Why the Madhya Pradesh High Court’s Refusal to Quash the FIR Against a Preschool Director Highlights the Threshold for Dismissing Criminal Complaints
The Madhya Pradesh High Court, acting within its jurisdiction over criminal matters, rendered a judgment in which it expressly declined to entertain a petition seeking the quash of a First Information Report that had been lodged against the individual identified as the director of a preschool, on the ground that the director had been booked for allegedly breaching an order that mandated the disclosure of the prices of books, an order that related to sellers offering those books on a website. In its reasoning the court underscored that the FIR contained sufficient particulars linking the preschool director to the alleged violation of the price‑disclosure order, thereby indicating that the complaint presented more than a bare allegation and that the procedural requirement of providing a cogent basis for investigation had been satisfied, leading the court to refuse the relief sought by the petitioner. The decision therefore leaves the criminal complaint in its present state, without the immediate termination of the investigation, and reflects the court’s assessment that the threshold for granting a quash order under established jurisprudence had not been met given the factual matrix presented within the FIR. By refusing to set aside the FIR, the High Court affirmed the continuance of the procedural process initiated by the filing of the complaint against the preschool director for the purported non‑compliance with the order directing the disclosure of book prices by sellers operating on a website, a matter that now remains subject to further evidentiary development and judicial scrutiny.
One question that immediately arises is whether the High Court applied the well‑settled standard that a petition to quash an FIR may be entertained only when the complaint is found to be frivolous, mala fide, or lacking any reasonable ground for investigation, and whether the court’s finding of “sufficient particulars” satisfies that threshold. The answer may depend on the extent to which the FIR, as described, identifies a concrete act of non‑compliance by the director rather than a speculative allegation, and on whether the court considered any jurisprudential guidance that requires a clear nexus between the accused’s conduct and the statutory or regulatory provision allegedly breached.
Perhaps the more important legal issue is how the court balanced the accused’s right to liberty under constitutional guarantees against the investigative agency’s duty to probe alleged violations of a disclosure order, especially when the order concerns commercial transactions conducted on a digital platform. The answer may hinge upon whether the court perceived the FIR as an instrument of legitimate law‑enforcement rather than an arbitrary initiation of criminal proceedings, and whether procedural safeguards such as the right to legal representation and the right to be informed of the grounds of accusation were deemed to be adequately respected at the stage of filing the FIR.

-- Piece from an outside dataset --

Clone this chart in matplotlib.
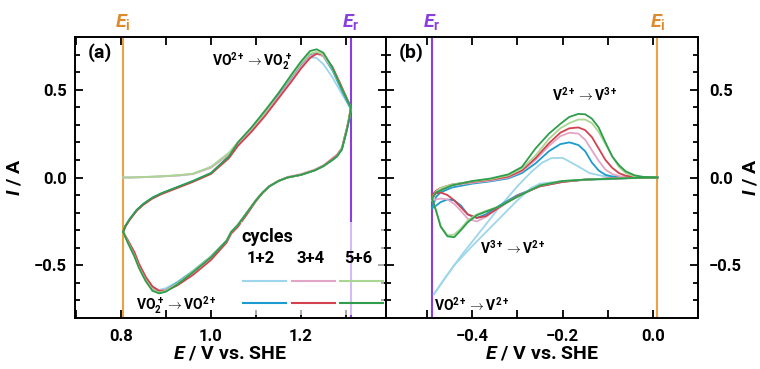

Perhaps the procedural significance lies in the court’s assessment of the adequacy of the allegation that the director “violated an order to disclose book prices,” a statement that raises the question of whether the order itself carries statutory force, and whether a failure to comply with such an order is categorised as an offence under any specific legislation. The legal position would turn on the interpretation of the order’s legal character, the existence of any penal provision attached to non‑compliance, and the extent to which the FIR articulates the essential elements of that offence, thereby influencing the court’s discretion to entertain a quash petition.
Another possible view is that the decision reflects the judiciary’s caution in interfering with the early investigative stage, especially in matters involving regulatory compliance on digital marketplaces, where the statutory framework may be evolving and the evidentiary record may be in flux. The safer legal view would depend upon whether the court considered the principle that dismissal of an FIR at the petition stage should be an exception rather than the norm, and whether the court reserved the possibility of later judicial review should the investigation reveal insufficiency of evidence, thereby preserving the accused’s right to challenge the process at a later juncture.
A fuller legal conclusion would require clarity on whether the court’s reasoning includes any reference to precedent that delineates the burden of proof on the petitioner to demonstrate the FIR’s lack of merit, and whether the judgment provides guidance for future petitions seeking quash of FIRs that arise from alleged breaches of administrative or regulatory orders in the digital domain, a subject that continues to attract judicial attention as commerce increasingly migrates online.